More than three million of the world's poorest people have been forced from their homes, land and jobs over the past decade by World Bank-funded projects, an investigation showed on Thursday as the global lender vowed to review its policies.

The World Bank, which aims to end extreme poverty, has repeatedly violated its own policies on protecting indigenous people, with devastating consequences for some of the world's "most vulnerable people", the investigation found.

The investigation was led by the International Consortium of Investigative Journalists (ICIJ), which analysed thousands of World Bank records and conducted interviews in 14 countries, including Albania, Brazil, Ethiopia, India, and South Sudan.

The Bank admitted last month that it had no idea how many people may have been forced off their land and lost their jobs due to its projects in developing countries, and whether these people were compensated fairly and on time.

World Bank President Jim Yong Kim said at the time there were major problems with the bank's resettlement policies, and launched an action plan to address shortcomings, including improved risk assessment, staff training and accountability.

"We are now reviewing our safeguards policies and I am determined that we will learn from the past and that we will do all in our own power to protect people and the environment," Kim told a news conference on Thursday.

The ICIJ has published its report at a time when the Washington-based bank is trying to ramp up investments in infrastructure projects that often lead to forced resettlement, including dams and highways.

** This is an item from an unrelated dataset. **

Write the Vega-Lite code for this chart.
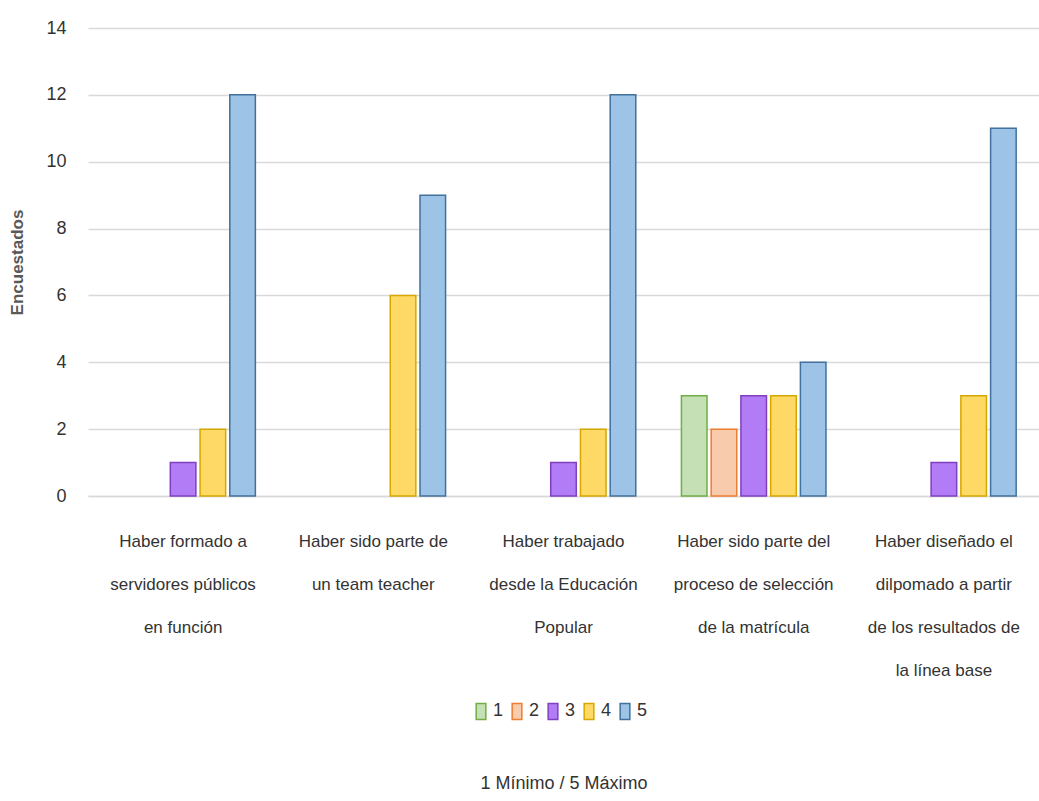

The World Bank and its private-sector lending arm, the International Finance Corporation (IFC), committed themselves to lending $455 billion for nearly 7,200 projects in developing countries between 2004 and 2013, the investigation found.

More than 400 of these projects were confirmed to have uprooted local people and a further 550 may have caused displacement, ICIJ figures show.

The proportion of World Bank projects linked to resettlement rose to 29 percent of the total in 2009 from eight percent in 1993, according to an internal review published by the bank last month.

MASS EVICTIONS

The World Bank and the IFC have also financed governments and companies accused of human rights violations including rape, murder and torture, according to the ICIJ investigation.

In some cases, the lenders have continued to bankroll these borrowers after evidence of abuses emerged, the ICIJ said.

In Ethiopia, the government diverted millions of dollars from a World Bank-supported health and education project to fund a violent campaign of mass evictions, former officials who carried out the forced resettlement programme told the ICIJ.

The World Bank strongly disputes that its money supported the evictions and has continued to pump hundreds of millions of dollars into the programme, despite protests from indigenous Anuak refugees and human rights groups, the investigation found.

Along with the International Monetary Fund, the World Bank will hold its annual spring meeting on Friday, at which new resettlement policies and safeguards will be debated.

Yet some current and former World Bank officials warn that proposed revisions will further undermine the bank's commitment to protecting indigenous people, according to the ICIJ.

The latest draft of the bank's policy, released in July last year, would give governments more room to sidestep the bank’s standards and make decisions about whether local populations need protecting, they say.

"I am saddened to see now that pioneering policy achievements of the bank are being dismantled and downgraded," the ICIJ quoted former World Bank official Michael Cernea as saying. "The poorest and most powerless will pay the price."